The beautiful promise of quitting is, when you get to a certain point, sometimes 3 months sometimes a bit shorter or a bit longer, nevertheless inevitably, you will arrive to place in your life when you never think about smoking.  It becomes something that you used to do, and that is all. 

So to everyone who is fighting the crave waves, know that your efforts will be rewarded.  The crave waves do disappear and you will be born into a new lifestyle.  A non-smoking lifestyle with no crave waves at all. 

Just don't smoke.  It is so worth it. (2 years 11 months)      Smiley Face GIFs | Tenor 

SusanK1960

From: SusanK1960

Dec-2

Happy Birthday Jerthie!  Good for you quitting smoking at 41!  I was 59.5 years old when I got the quit to stick!

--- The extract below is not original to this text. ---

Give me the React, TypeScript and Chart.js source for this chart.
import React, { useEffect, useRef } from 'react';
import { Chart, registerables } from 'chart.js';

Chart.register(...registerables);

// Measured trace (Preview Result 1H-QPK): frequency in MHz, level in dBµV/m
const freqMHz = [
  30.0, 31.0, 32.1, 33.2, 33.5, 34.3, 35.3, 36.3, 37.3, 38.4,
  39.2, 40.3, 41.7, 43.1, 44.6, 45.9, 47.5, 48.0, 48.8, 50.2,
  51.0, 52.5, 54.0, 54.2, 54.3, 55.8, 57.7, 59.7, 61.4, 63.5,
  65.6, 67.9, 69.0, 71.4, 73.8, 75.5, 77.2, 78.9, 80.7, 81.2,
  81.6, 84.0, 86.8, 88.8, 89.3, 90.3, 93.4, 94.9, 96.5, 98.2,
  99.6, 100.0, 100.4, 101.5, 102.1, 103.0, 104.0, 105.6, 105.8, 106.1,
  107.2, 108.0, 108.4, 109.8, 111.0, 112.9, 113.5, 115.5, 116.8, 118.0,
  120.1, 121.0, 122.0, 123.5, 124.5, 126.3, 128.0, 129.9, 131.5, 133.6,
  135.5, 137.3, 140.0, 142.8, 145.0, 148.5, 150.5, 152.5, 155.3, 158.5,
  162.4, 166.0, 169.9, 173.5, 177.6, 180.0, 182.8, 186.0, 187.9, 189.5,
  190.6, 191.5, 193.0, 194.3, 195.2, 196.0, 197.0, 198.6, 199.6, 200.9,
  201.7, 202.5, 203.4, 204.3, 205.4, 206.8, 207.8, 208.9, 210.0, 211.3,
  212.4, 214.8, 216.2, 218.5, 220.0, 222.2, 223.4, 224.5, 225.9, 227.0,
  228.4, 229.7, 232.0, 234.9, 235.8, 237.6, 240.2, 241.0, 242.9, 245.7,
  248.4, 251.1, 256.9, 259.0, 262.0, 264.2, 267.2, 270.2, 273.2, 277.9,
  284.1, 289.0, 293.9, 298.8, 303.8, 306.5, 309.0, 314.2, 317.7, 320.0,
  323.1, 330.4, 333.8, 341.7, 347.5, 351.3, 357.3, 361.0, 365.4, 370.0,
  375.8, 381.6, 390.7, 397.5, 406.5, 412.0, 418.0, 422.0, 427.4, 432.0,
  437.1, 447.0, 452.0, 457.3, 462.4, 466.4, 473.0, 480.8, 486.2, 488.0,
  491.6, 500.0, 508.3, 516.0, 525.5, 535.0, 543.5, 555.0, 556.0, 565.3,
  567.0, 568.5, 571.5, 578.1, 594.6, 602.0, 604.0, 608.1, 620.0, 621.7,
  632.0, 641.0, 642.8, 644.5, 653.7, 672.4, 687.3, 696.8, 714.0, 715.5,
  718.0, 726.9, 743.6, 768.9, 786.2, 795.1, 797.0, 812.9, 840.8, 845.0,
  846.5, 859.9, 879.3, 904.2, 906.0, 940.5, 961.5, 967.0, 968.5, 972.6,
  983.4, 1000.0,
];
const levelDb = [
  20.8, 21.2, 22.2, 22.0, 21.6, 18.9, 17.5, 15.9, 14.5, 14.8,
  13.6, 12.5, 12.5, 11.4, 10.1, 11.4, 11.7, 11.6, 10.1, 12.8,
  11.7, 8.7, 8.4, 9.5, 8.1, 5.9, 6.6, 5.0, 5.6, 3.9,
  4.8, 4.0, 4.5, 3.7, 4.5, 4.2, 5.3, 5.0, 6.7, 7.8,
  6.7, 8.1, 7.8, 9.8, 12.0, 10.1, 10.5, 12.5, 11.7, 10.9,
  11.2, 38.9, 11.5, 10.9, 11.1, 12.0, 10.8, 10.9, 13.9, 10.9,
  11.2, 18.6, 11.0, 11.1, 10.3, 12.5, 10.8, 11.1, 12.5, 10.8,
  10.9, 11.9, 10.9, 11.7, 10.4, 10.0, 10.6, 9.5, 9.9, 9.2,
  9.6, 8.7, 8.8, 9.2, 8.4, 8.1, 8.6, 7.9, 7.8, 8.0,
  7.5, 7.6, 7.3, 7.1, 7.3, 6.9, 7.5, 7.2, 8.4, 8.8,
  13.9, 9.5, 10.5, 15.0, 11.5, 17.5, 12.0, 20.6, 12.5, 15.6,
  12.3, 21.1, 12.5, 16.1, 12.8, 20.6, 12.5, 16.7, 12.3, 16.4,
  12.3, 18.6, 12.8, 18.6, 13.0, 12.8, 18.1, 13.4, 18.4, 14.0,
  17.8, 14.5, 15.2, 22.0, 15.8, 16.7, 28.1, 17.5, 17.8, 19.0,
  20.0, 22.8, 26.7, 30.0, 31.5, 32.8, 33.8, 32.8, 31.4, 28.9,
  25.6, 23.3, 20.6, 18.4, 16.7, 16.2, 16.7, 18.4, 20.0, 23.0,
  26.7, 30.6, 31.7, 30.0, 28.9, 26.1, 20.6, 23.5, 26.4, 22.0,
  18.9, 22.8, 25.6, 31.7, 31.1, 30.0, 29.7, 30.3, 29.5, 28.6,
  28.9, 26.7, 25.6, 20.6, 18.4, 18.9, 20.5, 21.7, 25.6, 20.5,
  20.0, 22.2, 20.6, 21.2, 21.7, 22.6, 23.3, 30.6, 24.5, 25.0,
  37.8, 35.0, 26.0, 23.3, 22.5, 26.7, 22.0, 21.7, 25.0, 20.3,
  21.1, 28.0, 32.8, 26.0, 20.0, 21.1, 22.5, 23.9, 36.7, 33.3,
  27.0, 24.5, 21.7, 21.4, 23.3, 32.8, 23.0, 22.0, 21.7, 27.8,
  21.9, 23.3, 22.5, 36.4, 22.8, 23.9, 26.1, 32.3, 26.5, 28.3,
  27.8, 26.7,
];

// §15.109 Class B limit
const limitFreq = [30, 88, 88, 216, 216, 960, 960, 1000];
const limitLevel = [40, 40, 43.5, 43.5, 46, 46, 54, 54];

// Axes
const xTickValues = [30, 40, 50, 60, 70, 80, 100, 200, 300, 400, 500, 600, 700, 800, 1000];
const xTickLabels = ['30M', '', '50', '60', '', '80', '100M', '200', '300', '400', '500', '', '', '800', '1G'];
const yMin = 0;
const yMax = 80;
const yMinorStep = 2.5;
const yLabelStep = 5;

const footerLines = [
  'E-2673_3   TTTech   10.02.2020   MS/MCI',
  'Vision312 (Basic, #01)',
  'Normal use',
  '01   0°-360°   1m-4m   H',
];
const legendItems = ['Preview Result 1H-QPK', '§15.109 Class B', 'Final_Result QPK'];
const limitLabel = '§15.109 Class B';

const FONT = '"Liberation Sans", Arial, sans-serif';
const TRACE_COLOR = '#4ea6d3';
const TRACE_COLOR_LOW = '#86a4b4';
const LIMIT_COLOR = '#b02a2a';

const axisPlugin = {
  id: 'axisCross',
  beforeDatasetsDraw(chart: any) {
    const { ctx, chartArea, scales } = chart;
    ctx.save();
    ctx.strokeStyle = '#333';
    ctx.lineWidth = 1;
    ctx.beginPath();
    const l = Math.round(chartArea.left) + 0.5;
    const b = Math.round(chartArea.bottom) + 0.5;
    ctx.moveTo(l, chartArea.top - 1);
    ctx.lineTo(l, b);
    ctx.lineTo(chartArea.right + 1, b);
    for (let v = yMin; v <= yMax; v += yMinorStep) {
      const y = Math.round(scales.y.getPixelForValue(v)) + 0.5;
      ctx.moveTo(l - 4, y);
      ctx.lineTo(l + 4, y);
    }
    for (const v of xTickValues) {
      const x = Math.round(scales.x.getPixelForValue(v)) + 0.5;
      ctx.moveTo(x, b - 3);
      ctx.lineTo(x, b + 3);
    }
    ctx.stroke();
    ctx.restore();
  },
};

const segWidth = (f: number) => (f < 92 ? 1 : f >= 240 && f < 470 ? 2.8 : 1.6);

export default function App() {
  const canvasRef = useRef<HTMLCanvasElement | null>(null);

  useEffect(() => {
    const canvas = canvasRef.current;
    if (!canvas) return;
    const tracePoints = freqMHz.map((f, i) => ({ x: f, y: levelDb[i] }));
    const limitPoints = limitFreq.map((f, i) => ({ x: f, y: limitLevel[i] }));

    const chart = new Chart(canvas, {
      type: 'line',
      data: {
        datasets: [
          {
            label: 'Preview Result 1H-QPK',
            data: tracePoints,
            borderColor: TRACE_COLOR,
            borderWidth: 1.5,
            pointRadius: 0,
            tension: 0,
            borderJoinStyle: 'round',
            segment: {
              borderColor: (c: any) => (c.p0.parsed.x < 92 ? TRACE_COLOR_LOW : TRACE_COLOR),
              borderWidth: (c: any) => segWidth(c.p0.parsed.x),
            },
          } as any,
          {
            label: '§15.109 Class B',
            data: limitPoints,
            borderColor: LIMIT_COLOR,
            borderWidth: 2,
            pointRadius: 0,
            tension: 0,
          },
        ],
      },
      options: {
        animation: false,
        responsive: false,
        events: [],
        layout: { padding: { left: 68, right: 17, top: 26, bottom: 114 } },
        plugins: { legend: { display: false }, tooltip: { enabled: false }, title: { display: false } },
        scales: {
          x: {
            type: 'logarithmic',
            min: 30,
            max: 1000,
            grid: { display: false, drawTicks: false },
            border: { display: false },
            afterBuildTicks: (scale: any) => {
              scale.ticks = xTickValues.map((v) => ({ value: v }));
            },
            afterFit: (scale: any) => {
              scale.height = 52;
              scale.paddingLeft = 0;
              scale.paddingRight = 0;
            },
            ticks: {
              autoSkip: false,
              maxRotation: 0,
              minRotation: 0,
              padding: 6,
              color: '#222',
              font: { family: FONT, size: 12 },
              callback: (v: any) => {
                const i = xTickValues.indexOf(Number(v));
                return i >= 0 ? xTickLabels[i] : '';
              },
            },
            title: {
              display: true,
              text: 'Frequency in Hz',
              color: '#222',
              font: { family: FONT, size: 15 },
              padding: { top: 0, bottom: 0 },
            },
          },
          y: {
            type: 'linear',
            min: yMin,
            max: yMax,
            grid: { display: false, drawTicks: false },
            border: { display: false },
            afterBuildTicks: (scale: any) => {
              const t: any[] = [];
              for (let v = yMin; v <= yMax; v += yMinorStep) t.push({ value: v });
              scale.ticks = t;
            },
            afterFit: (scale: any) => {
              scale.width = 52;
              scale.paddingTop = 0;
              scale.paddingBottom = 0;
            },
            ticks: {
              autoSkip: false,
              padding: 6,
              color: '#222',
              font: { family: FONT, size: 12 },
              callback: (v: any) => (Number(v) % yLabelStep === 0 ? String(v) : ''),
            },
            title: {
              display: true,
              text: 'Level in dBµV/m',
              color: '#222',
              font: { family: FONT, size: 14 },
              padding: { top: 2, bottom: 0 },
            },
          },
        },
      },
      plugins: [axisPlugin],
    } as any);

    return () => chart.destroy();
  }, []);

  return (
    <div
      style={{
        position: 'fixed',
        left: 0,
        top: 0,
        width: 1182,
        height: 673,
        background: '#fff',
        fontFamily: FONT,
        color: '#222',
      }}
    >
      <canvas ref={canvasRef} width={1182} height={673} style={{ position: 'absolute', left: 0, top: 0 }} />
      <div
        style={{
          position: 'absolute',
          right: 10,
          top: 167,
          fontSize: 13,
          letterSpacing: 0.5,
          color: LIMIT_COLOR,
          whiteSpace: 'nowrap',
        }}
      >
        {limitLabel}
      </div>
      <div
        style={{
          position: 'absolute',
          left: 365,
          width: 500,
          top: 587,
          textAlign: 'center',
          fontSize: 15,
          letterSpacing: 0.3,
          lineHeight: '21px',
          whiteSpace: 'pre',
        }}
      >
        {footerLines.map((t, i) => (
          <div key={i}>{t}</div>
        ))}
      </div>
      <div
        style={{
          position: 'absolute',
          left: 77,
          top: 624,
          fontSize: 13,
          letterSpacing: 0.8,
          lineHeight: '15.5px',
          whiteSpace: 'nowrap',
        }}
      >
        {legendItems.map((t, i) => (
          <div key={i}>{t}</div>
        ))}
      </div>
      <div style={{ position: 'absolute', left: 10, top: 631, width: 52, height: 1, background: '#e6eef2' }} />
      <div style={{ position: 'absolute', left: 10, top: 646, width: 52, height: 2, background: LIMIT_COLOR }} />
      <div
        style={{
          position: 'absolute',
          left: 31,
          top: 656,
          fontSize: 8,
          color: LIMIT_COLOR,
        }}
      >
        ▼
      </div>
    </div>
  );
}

I am a game player, which I still play in this forum everyday.  Every month, I would try different “things” to assist with the quit. One month of sticky notes in normal smoking places, like car, porch, phone, with questions on them, changing the questions weekly, a month of meditation and relaxation music I hadn’t listened to normally.  The next month ice water thru a straw.  The next month, finding my favorite sayings, such as Turtles first one, which I still have hanging in the cabinet where I kept my cigs, etc.. For me, it kept my quit ‘fresh’ and occupied me with coming up with different activities to help.  
 

You are already a success! You are just cleaning up the edges

  • Edited December 2, 2022 6:20 pm  by  SusanK1960
Jerthie123

From: Jerthie123

Dec-2

Thank you everyone for believing in me!!!

Perfectly said Anne!  

"..... It becomes something that you used to do, and that is all. ..."

Love it!  

You're approaching 3 years!!!!  Well done!!!

Susan

Love Love Love the games you devised to get you through your quit.  What a super idea!!!!!